> [Problem requirements]:
Output every line exactly as written. Leave out pictures.

+++ Provided data +++

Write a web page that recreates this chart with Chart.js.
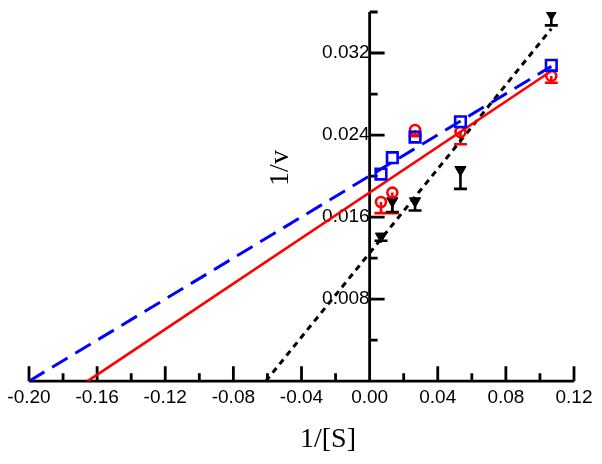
<!DOCTYPE html>
<html>
<head>
<meta charset="utf-8">
<script src="https://cdn.jsdelivr.net/npm/chart.js@4.4.0/dist/chart.umd.min.js"></script>
<style>
  html, body { margin: 0; padding: 0; background: #fff; }
  canvas { display: block; }
</style>
</head>
<body>
<canvas id="lb-plot" width="602" height="464"></canvas>
<script>
// Lineweaver-Burk data
const invS = [0.00667, 0.01333, 0.02667, 0.05333, 0.10667];

const blueV = [0.0202, 0.0218, 0.0238, 0.0253, 0.0308];

const redV = [0.01747, 0.01839, 0.0245, 0.0243, 0.02977];
const redLow = [0.01639, 0.01639, 0.0239, 0.0231, 0.0291];   // lower end of error bar

const blackV = [0.01413, 0.01757, 0.01757, 0.02062, 0.0358];
const blackLow = [0.0137, 0.0165, 0.01664, 0.01875, 0.0347];

// fitted lines (end points)
const blueFitX = [-0.200, 0.1067];
const blueFitY = [0, 0.0307];
const redFitX = [-0.1656, 0.1067];
const redFitY = [0, 0.03025];
const blackFitX = [-0.061, 0.1067];
const blackFitY = [0, 0.03437];

// axis ticks
const xTicks = [-0.20, -0.16, -0.12, -0.08, -0.04, 0.00, 0.04, 0.08, 0.12];
const xMinor = [-0.18, -0.14, -0.10, -0.06, -0.02, 0.02, 0.06, 0.10];
const yTicks = [0.008, 0.016, 0.024, 0.032];
const yMinor = [0.004, 0.012, 0.020, 0.028, 0.036];

const toPts = (xs, ys) => xs.map((x, i) => ({ x: x, y: ys[i] }));

// axes crossing at the origin, ticks pointing inward, plus error bars
const crossAxes = {
  id: 'crossAxes',
  beforeDatasetsDraw(chart) {
    const { ctx, scales: { x, y } } = chart;
    const x0 = x.getPixelForValue(0);
    const y0 = y.getPixelForValue(0);
    ctx.save();
    ctx.strokeStyle = '#000';
    ctx.lineWidth = 2.8;
    ctx.beginPath();
    ctx.moveTo(x.getPixelForValue(-0.20), y0);
    ctx.lineTo(x.getPixelForValue(0.12), y0);
    ctx.moveTo(x0, y0);
    ctx.lineTo(x0, y.getPixelForValue(0.036));
    xTicks.forEach(v => {
      const px = x.getPixelForValue(v);
      ctx.moveTo(px, y0); ctx.lineTo(px, y0 - 15);
    });
    xMinor.forEach(v => {
      const px = x.getPixelForValue(v);
      ctx.moveTo(px, y0); ctx.lineTo(px, y0 - 8);
    });
    yTicks.forEach(v => {
      const py = y.getPixelForValue(v);
      ctx.moveTo(x0, py); ctx.lineTo(x0 + 15, py);
    });
    yMinor.forEach(v => {
      const py = y.getPixelForValue(v);
      ctx.moveTo(x0, py); ctx.lineTo(x0 + 8, py);
    });
    ctx.stroke();

    // lower error bars
    const bars = (vals, lows, color) => {
      ctx.strokeStyle = color;
      ctx.lineWidth = 2.6;
      ctx.beginPath();
      invS.forEach((s, i) => {
        const px = x.getPixelForValue(s);
        const pTop = y.getPixelForValue(vals[i]);
        const pLow = y.getPixelForValue(lows[i]);
        ctx.moveTo(px, pTop); ctx.lineTo(px, pLow);
        ctx.moveTo(px - 6.5, pLow); ctx.lineTo(px + 6.5, pLow);
      });
      ctx.stroke();
    };
    bars(redV, redLow, '#ff0000');
    bars(blackV, blackLow, '#000000');
    ctx.restore();
  },
  afterDraw(chart) {
    const { ctx } = chart;
    ctx.save();
    ctx.fillStyle = '#000';
    ctx.font = '28px "Liberation Serif"';
    ctx.textAlign = 'center';
    ctx.textBaseline = 'middle';
    ctx.fillText('1/[S]', 328, 440);
    ctx.translate(281, 168);
    ctx.rotate(-Math.PI / 2);
    ctx.fillText('1/v', 0, 0);
    ctx.restore();
  }
};

const tickFont = { family: '"Liberation Sans", Arial, sans-serif', size: 19 };

new Chart(document.getElementById('lb-plot'), {
  type: 'scatter',
  data: {
    datasets: [
      {
        label: 'blue',
        data: toPts(invS, blueV),
        pointStyle: 'rect',
        pointRadius: 7.5,
        borderColor: '#0000ff',
        backgroundColor: 'rgba(0,0,0,0)',
        borderWidth: 2.6
      },
      {
        label: 'red',
        data: toPts(invS, redV),
        pointStyle: 'circle',
        pointRadius: 5,
        borderColor: '#ff0000',
        backgroundColor: 'rgba(0,0,0,0)',
        borderWidth: 2.6
      },
      {
        label: 'black',
        data: toPts(invS, blackV),
        pointStyle: 'triangle',
        rotation: 180,
        pointRadius: 6.5,
        borderColor: '#000',
        backgroundColor: '#000',
        borderWidth: 1
      },
      {
        label: 'blue fit',
        data: toPts(blueFitX, blueFitY),
        showLine: true,
        pointRadius: 0,
        borderColor: '#0000ff',
        borderWidth: 3,
        borderDash: [18, 9]
      },
      {
        label: 'red fit',
        data: toPts(redFitX, redFitY),
        showLine: true,
        pointRadius: 0,
        borderColor: '#ff0000',
        borderWidth: 2.6
      },
      {
        label: 'black fit',
        data: toPts(blackFitX, blackFitY),
        showLine: true,
        pointRadius: 0,
        borderColor: '#000',
        borderWidth: 3,
        borderDash: [6, 5]
      }
    ]
  },
  options: {
    responsive: false,
    animation: false,
    layout: { padding: { left: 29, right: 28, top: 12, bottom: 50 } },
    plugins: {
      legend: { display: false },
      tooltip: { enabled: false }
    },
    scales: {
      x: {
        type: 'linear',
        min: -0.20,
        max: 0.12,
        grid: { display: false, drawTicks: false },
        border: { display: false },
        afterBuildTicks: s => { s.ticks = xTicks.map(v => ({ value: v })); },
        ticks: {
          color: '#000',
          font: tickFont,
          padding: 5,
          maxRotation: 0,
          callback: v => v.toFixed(2)
        }
      },
      y: {
        type: 'linear',
        position: { x: 0 },
        min: 0,
        max: 0.036,
        grid: { display: false, drawTicks: false },
        border: { display: false },
        afterBuildTicks: s => { s.ticks = yTicks.map(v => ({ value: v })); },
        afterFit: s => { s.paddingTop = 0; s.paddingBottom = 0; },
        ticks: {
          color: '#000',
          font: tickFont,
          padding: 8,
          callback: v => v.toFixed(3)
        }
      }
    }
  },
  plugins: [crossAxes]
});
</script>
</body>
</html>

+++

> [Solution to the exercise]:
Write a web page that recreates this chart with Chart.js.
<!DOCTYPE html>
<html>
<head>
<meta charset="utf-8">
<script src="https://cdn.jsdelivr.net/npm/chart.js@4.4.0/dist/chart.umd.min.js"></script>
<style>
  html, body { margin: 0; padding: 0; background: #fff; }
  canvas { display: block; }
</style>
</head>
<body>
<canvas id="lb-plot" width="602" height="464"></canvas>
<script>
// Lineweaver-Burk data
const invS = [0.00667, 0.01333, 0.02667, 0.05333, 0.10667];

const blueV = [0.0202, 0.0218, 0.0238, 0.0253, 0.0308];

const redV = [0.01747, 0.01839, 0.0245, 0.0243, 0.02977];
const redLow = [0.01639, 0.01639, 0.0239, 0.0231, 0.0291];   // lower end of error bar

const blackV = [0.01413, 0.01757, 0.01757, 0.02062, 0.0358];
const blackLow = [0.0137, 0.0165, 0.01664, 0.01875, 0.0347];

// fitted lines (end points)
const blueFitX = [-0.200, 0.1067];
const blueFitY = [0, 0.0307];
const redFitX = [-0.1656, 0.1067];
const redFitY = [0, 0.03025];
const blackFitX = [-0.061, 0.1067];
const blackFitY = [0, 0.03437];

// axis ticks
const xTicks = [-0.20, -0.16, -0.12, -0.08, -0.04, 0.00, 0.04, 0.08, 0.12];
const xMinor = [-0.18, -0.14, -0.10, -0.06, -0.02, 0.02, 0.06, 0.10];
const yTicks = [0.008, 0.016, 0.024, 0.032];
const yMinor = [0.004, 0.012, 0.020, 0.028, 0.036];

const toPts = (xs, ys) => xs.map((x, i) => ({ x: x, y: ys[i] }));

// axes crossing at the origin, ticks pointing inward, plus error bars
const crossAxes = {
  id: 'crossAxes',
  beforeDatasetsDraw(chart) {
    const { ctx, scales: { x, y } } = chart;
    const x0 = x.getPixelForValue(0);
    const y0 = y.getPixelForValue(0);
    ctx.save();
    ctx.strokeStyle = '#000';
    ctx.lineWidth = 2.8;
    ctx.beginPath();
    ctx.moveTo(x.getPixelForValue(-0.20), y0);
    ctx.lineTo(x.getPixelForValue(0.12), y0);
    ctx.moveTo(x0, y0);
    ctx.lineTo(x0, y.getPixelForValue(0.036));
    xTicks.forEach(v => {
      const px = x.getPixelForValue(v);
      ctx.moveTo(px, y0); ctx.lineTo(px, y0 - 15);
    });
    xMinor.forEach(v => {
      const px = x.getPixelForValue(v);
      ctx.moveTo(px, y0); ctx.lineTo(px, y0 - 8);
    });
    yTicks.forEach(v => {
      const py = y.getPixelForValue(v);
      ctx.moveTo(x0, py); ctx.lineTo(x0 + 15, py);
    });
    yMinor.forEach(v => {
      const py = y.getPixelForValue(v);
      ctx.moveTo(x0, py); ctx.lineTo(x0 + 8, py);
    });
    ctx.stroke();

    // lower error bars
    const bars = (vals, lows, color) => {
      ctx.strokeStyle = color;
      ctx.lineWidth = 2.6;
      ctx.beginPath();
      invS.forEach((s, i) => {
        const px = x.getPixelForValue(s);
        const pTop = y.getPixelForValue(vals[i]);
        const pLow = y.getPixelForValue(lows[i]);
        ctx.moveTo(px, pTop); ctx.lineTo(px, pLow);
        ctx.moveTo(px - 6.5, pLow); ctx.lineTo(px + 6.5, pLow);
      });
      ctx.stroke();
    };
    bars(redV, redLow, '#ff0000');
    bars(blackV, blackLow, '#000000');
    ctx.restore();
  },
  afterDraw(chart) {
    const { ctx } = chart;
    ctx.save();
    ctx.fillStyle = '#000';
    ctx.font = '28px "Liberation Serif"';
    ctx.textAlign = 'center';
    ctx.textBaseline = 'middle';
    ctx.fillText('1/[S]', 328, 440);
    ctx.translate(281, 168);
    ctx.rotate(-Math.PI / 2);
    ctx.fillText('1/v', 0, 0);
    ctx.restore();
  }
};

const tickFont = { family: '"Liberation Sans", Arial, sans-serif', size: 19 };

new Chart(document.getElementById('lb-plot'), {
  type: 'scatter',
  data: {
    datasets: [
      {
        label: 'blue',
        data: toPts(invS, blueV),
        pointStyle: 'rect',
        pointRadius: 7.5,
        borderColor: '#0000ff',
        backgroundColor: 'rgba(0,0,0,0)',
        borderWidth: 2.6
      },
      {
        label: 'red',
        data: toPts(invS, redV),
        pointStyle: 'circle',
        pointRadius: 5,
        borderColor: '#ff0000',
        backgroundColor: 'rgba(0,0,0,0)',
        borderWidth: 2.6
      },
      {
        label: 'black',
        data: toPts(invS, blackV),
        pointStyle: 'triangle',
        rotation: 180,
        pointRadius: 6.5,
        borderColor: '#000',
        backgroundColor: '#000',
        borderWidth: 1
      },
      {
        label: 'blue fit',
        data: toPts(blueFitX, blueFitY),
        showLine: true,
        pointRadius: 0,
        borderColor: '#0000ff',
        borderWidth: 3,
        borderDash: [18, 9]
      },
      {
        label: 'red fit',
        data: toPts(redFitX, redFitY),
        showLine: true,
        pointRadius: 0,
        borderColor: '#ff0000',
        borderWidth: 2.6
      },
      {
        label: 'black fit',
        data: toPts(blackFitX, blackFitY),
        showLine: true,
        pointRadius: 0,
        borderColor: '#000',
        borderWidth: 3,
        borderDash: [6, 5]
      }
    ]
  },
  options: {
    responsive: false,
    animation: false,
    layout: { padding: { left: 29, right: 28, top: 12, bottom: 50 } },
    plugins: {
      legend: { display: false },
      tooltip: { enabled: false }
    },
    scales: {
      x: {
        type: 'linear',
        min: -0.20,
        max: 0.12,
        grid: { display: false, drawTicks: false },
        border: { display: false },
        afterBuildTicks: s => { s.ticks = xTicks.map(v => ({ value: v })); },
        ticks: {
          color: '#000',
          font: tickFont,
          padding: 5,
          maxRotation: 0,
          callback: v => v.toFixed(2)
        }
      },
      y: {
        type: 'linear',
        position: { x: 0 },
        min: 0,
        max: 0.036,
        grid: { display: false, drawTicks: false },
        border: { display: false },
        afterBuildTicks: s => { s.ticks = yTicks.map(v => ({ value: v })); },
        afterFit: s => { s.paddingTop = 0; s.paddingBottom = 0; },
        ticks: {
          color: '#000',
          font: tickFont,
          padding: 8,
          callback: v => v.toFixed(3)
        }
      }
    }
  },
  plugins: [crossAxes]
});
</script>
</body>
</html>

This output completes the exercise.